I was more than a little puzzled. Yes, we had moved. From Nashville, Tennessee to Boulder, Colorado. Ok, they say that is one of the more stressful things a person can do. Move.

Closer to son Brad and Joni. And my two young grandsons. Closer to the mountains that I have always loved. Much closer to the Black Hills of South Dakota that captured my heart and soul five decades ago. Moving into a nice home with a garage AND gas stove, finally. I would still be traveling back to Nashville doing the work that I so love. So why so despondent? Who so down? Why so depressed?

I’ve moved scores of times in my life, and except for once (when I left the house where my children were to a room in a friend’s house as their mother and my relationship disintegrated), I had always looked forward to the change. Something new, exciting, moving forward.

I guess I was raised a nomad. As a young boy my parents moved many times from a mobile home to a tenant house to another tenant house, moved in with our aunt and uncle, back and forth a number of times to Grandpa’s farm and then on to another tenant house. Eight times, I can recall, over the course of my first twelve years of life. None of them ever more than a few miles away from my grandfather’s farm.

At the age of twelve we moved into a new home in a nearby town, then to another town and another home five years later. I moved to Mishawaka, Indiana to attend college, then on to East Lansing, Michigan for graduate school, then moved to a little town near there, where I lived in seven different homes over the next twenty-five years.

Off to the Black Hills to buy a business, Tucson Arizona, and Middle Tennessee.

So, moving about is not new. At least 25 moves in my 75 years of living. Yet never, save for that one occasion I previously mentioned, had I felt this despondency that defied logic. It was an almost paralyzing darkness that was a part of my first weeks in Boulder, Colorado. When friends would call and ask how it was going, with so much enthusiasm in their voices that I did not feel, I was very uncomfortable.

I was talking with a friend about this, and they said, quite bluntly, “Well, you moved this time ‘to age in place’. This is probably it, your final move, death is next. Not much to look forward to in that.” (I, gratefully, have those kinds of friends). That hit me right in the solar plexus. I actually let out a bit of a groan. I immediately knew. They were exactly right.

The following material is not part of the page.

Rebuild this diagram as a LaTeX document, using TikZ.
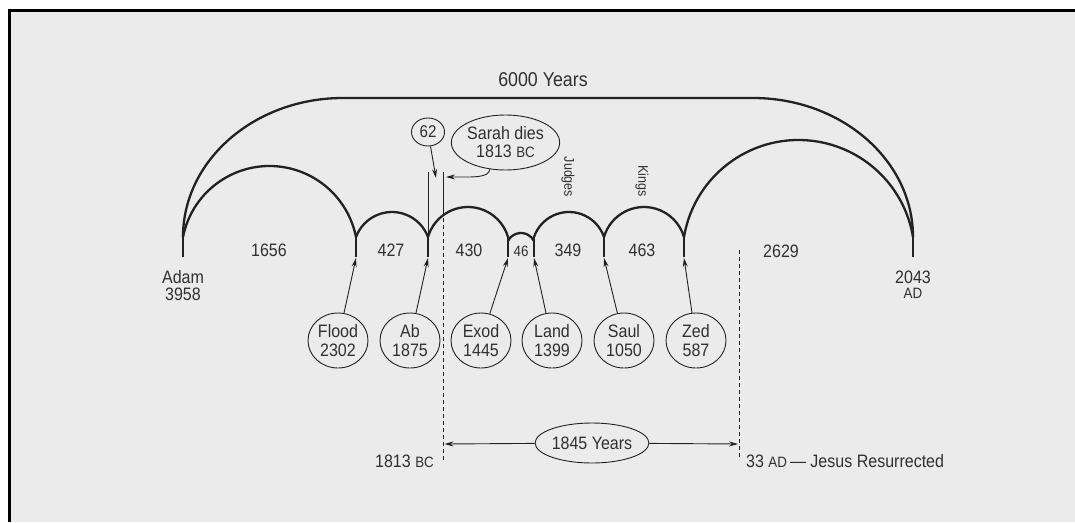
\documentclass[tikz,border=0pt]{standalone}
\usepackage{fontspec}
\setmainfont{Liberation Sans}[FakeStretch=0.89]
\usetikzlibrary{arrows.meta,shapes.geometric}
\definecolor{bg}{HTML}{EBEBEB}
\definecolor{ink}{HTML}{222222}
\definecolor{txt}{HTML}{303030}
\newcommand{\smcp}{\fontsize{15}{15}\selectfont}
\begin{document}
\begin{tikzpicture}[x=1pt,y=-1pt,
  big/.style={line width=2.3pt, draw=ink},
  tick/.style={line width=2.8pt, draw=ink},
  thin/.style={line width=0.9pt, draw=ink},
  dsh/.style={line width=0.9pt, draw=ink, dash pattern=on 4pt off 3pt},
  arr/.style={thin, -{Stealth[length=9pt,width=5pt]}},
  lbl/.style={font=\fontsize{18}{19}\selectfont, text=txt, inner sep=0pt},
  oval/.style={ellipse, draw=ink, line width=0.9pt, inner sep=0pt, align=center,
    font=\fontsize{18}{19}\selectfont, text=txt, minimum width=60pt, minimum height=55pt}]
\useasboundingbox (0,0) rectangle (1075,522);
\fill[white] (0,0) rectangle (1075,522);
\fill[bg] (8,9) rectangle (1075,522);
\draw[line width=3pt, black] (9.5,522) -- (9.5,10.5) -- (1075,10.5);

% junction coordinates
\coordinate (j0) at (183,237);
\coordinate (j1) at (356,237);
\coordinate (j2) at (428,237);
\coordinate (j3) at (508,237);
\coordinate (j3b) at (508,241);
\coordinate (j4) at (534,237);
\coordinate (j5) at (604,237);
\coordinate (j6) at (684,237);
\coordinate (j7) at (913,237);

% 6000 years arc
\draw[big] (j0) arc[start angle=180,end angle=270,x radius=160,y radius=139]
  -- (753,98) arc[start angle=270,end angle=360,x radius=160,y radius=139];

% segment arcs
\draw[big] (j0) arc[start angle=191.24,end angle=348.76,radius=88.19];
\draw[big] (j1) arc[start angle=200.45,end angle=339.55,radius=38.42];
\draw[big] (j2) arc[start angle=196.26,end angle=343.74,radius=41.67];
\draw[big] (j3b) arc[start angle=206.78,end angle=333.22,radius=14.56];
\draw[big] (j4) arc[start angle=198.92,end angle=341.08,radius=37];
\draw[big] (j5) arc[start angle=196.26,end angle=343.74,radius=41.67];
\draw[big] (j6) arc[start angle=189.46,end angle=350.54,radius=116.08];

% ticks
\foreach \x in {183,356,428,508,534,604,684,913}
  \draw[tick] (\x,257) -- (\x,236);

% 62 / Sarah markers
\coordinate (m1) at (428,172);
\coordinate (m2) at (443.5,172);
\coordinate (m2b) at (443.5,214);
\coordinate (m2c) at (443.5,218);
\coordinate (m2d) at (443.5,460);
\draw[thin] (m1) -- (j2);
\draw[thin] (m2) -- (m2b);
\draw[dsh] (m2c) -- (m2d);
\coordinate (d33a) at (739,250);
\coordinate (d33b) at (739,460);
\draw[dsh] (d33a) -- (d33b);

\node[ellipse, draw=ink, line width=0.9pt, inner sep=0pt, minimum width=33pt, minimum height=28pt,
  font=\fontsize{17}{17}\selectfont, text=txt] (n62) at (428,132) {62};
\node[ellipse, draw=ink, line width=0.9pt, inner sep=0pt, minimum width=105pt, minimum height=55pt,
  align=center, font=\fontsize{18}{18}\selectfont, text=txt] (sarah) at (505.5,142.5) {Sarah dies\\1813 {\smcp BC}};
\coordinate (g62) at (436,178);
\coordinate (g1813) at (446,177);
\draw[arr] (n62) -- (g62);
\draw[arr] (sarah.240) .. controls (488,178) and (475,177) .. (g1813);

% labels
\node[lbl, font=\fontsize{20}{20}\selectfont, anchor=base] (t6000) at (543,86) {6000 Years};
\node[lbl, anchor=base] (l1656) at (269,256) {1656};
\node[lbl, anchor=base] (l427) at (391,256) {427};
\node[lbl, anchor=base] (l430) at (469,256) {430};
\node[lbl, font=\fontsize{15}{15}\selectfont, anchor=base] (l46) at (521,256) {46};
\node[lbl, anchor=base] (l349) at (568,256) {349};
\node[lbl, anchor=base] (l463) at (642,256) {463};
\node[lbl, anchor=base] (l2629) at (781,257) {2629};
\node[lbl, anchor=base] (adam) at (183,283) {Adam};
\node[lbl, anchor=base] (y3958) at (183,300) {3958};
\node[lbl, anchor=base] (y2043) at (913,283) {2043};
\node[lbl, font=\smcp, anchor=base] (ad) at (913,298) {AD};
\node[lbl, font=\fontsize{14}{14}\selectfont, rotate=-90] (judges) at (568,177) {Judges};
\node[lbl, font=\fontsize{14}{14}\selectfont, rotate=-90] (kings) at (642,181) {Kings};

% event ovals
\node[oval] (flood) at (338,340.5) {Flood\\2302};
\node[oval] (ab) at (410,340.5) {Ab\\1875};
\node[oval] (exod) at (481,340.5) {Exod\\1445};
\node[oval] (land) at (552,340.5) {Land\\1399};
\node[oval] (saul) at (624,340.5) {Saul\\1050};
\node[oval] (zed) at (696,340.5) {Zed\\587};
\coordinate (a1) at (356,258);
\coordinate (a2) at (428,258);
\coordinate (a3) at (508,258);
\coordinate (a4) at (534,258);
\coordinate (a5) at (604,258);
\coordinate (a6) at (684,258);
\draw[arr] (flood) -- (a1);
\draw[arr] (ab) -- (a2);
\draw[arr] (exod) -- (a3);
\draw[arr] (land) -- (a4);
\draw[arr] (saul) -- (a5);
\draw[arr] (zed) -- (a6);

% 1845 years
\node[ellipse, draw=ink, line width=0.9pt, inner sep=0pt, minimum width=90pt, minimum height=40pt,
  font=\fontsize{18}{18}\selectfont, text=txt] (y1845) at (592,443) {1845 Years};
\coordinate (b1) at (444.5,444);
\coordinate (b2) at (738,444);
\draw[arr] (y1845) -- (b1);
\draw[arr] (y1845) -- (b2);
\node[lbl, anchor=base east] (bc1813) at (434,467) {1813 {\smcp BC}};
\node[lbl, anchor=base west] (ad33) at (746,467) {33 {\smcp AD}\,— Jesus Resurrected};
\end{tikzpicture}
\end{document}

True enough, we had moved to Boulder to be closer to the mountains, big sky, the west, the Black Hills that we so love. We moved to be closer to the grandchildren and family. But mostly, so that if we got into medical/physical trouble, they would be close enough to offer help and support if we needed it. COVID took away the illusion that all one would have to do is hop on a plane and help would be there. In a metaphoric way, we were moving to be closer to death.

They were right. This move was not because something bigger and brighter was on the horizon. I didn’t come for another degree, or to buy, start or move a business. I moved here to have a good place to die.

I know enough about ancient cultures to know that I am not the first one to do this, nor will I be the last.

Once this awareness sunk in, the depression, despair, and darkness lifted. Shortly thereafter, the thought came to me, “Ok, so you have little time left, don’t miss out on one thing.” And I won’t. A promise to myself that I intend to keep. A promise that is so much easier for me to keep when I can actually see the sand moving through the hourglass.